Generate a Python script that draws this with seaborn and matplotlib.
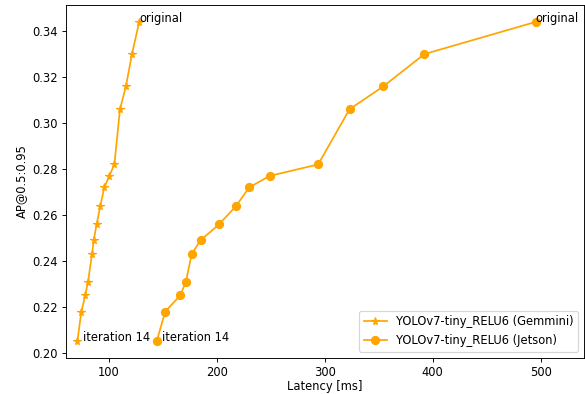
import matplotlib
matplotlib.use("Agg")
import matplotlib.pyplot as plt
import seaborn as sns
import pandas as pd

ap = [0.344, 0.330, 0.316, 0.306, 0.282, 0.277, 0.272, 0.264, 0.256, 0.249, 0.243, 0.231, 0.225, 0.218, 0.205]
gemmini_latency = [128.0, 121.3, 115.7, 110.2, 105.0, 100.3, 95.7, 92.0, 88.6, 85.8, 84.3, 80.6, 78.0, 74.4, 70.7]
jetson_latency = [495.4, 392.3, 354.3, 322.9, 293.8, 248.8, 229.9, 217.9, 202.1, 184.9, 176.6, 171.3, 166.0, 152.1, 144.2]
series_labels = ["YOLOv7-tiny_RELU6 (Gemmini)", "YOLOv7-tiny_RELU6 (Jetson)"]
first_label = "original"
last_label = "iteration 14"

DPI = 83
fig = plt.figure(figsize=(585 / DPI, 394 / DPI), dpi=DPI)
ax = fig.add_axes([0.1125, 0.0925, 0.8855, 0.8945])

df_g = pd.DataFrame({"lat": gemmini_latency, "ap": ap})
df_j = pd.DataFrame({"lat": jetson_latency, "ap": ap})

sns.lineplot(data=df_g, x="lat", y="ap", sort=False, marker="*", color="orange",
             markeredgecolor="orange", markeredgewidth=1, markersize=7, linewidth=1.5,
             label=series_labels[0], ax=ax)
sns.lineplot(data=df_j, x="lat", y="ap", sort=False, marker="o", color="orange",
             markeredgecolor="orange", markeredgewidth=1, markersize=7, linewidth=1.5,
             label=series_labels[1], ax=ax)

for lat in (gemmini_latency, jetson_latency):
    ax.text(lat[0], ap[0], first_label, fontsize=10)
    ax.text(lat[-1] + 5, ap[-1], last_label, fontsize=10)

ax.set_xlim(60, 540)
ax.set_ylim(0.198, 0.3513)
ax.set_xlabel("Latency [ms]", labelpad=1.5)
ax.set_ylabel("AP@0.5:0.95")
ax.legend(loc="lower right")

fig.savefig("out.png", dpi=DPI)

━━━━━━━━

- **REQUEST**:
Gather each line of the listing that holds the string "seaborn".

- **CORRECT ANSWER**:
Generate a Python script that draws this with seaborn and matplotlib.
import seaborn as sns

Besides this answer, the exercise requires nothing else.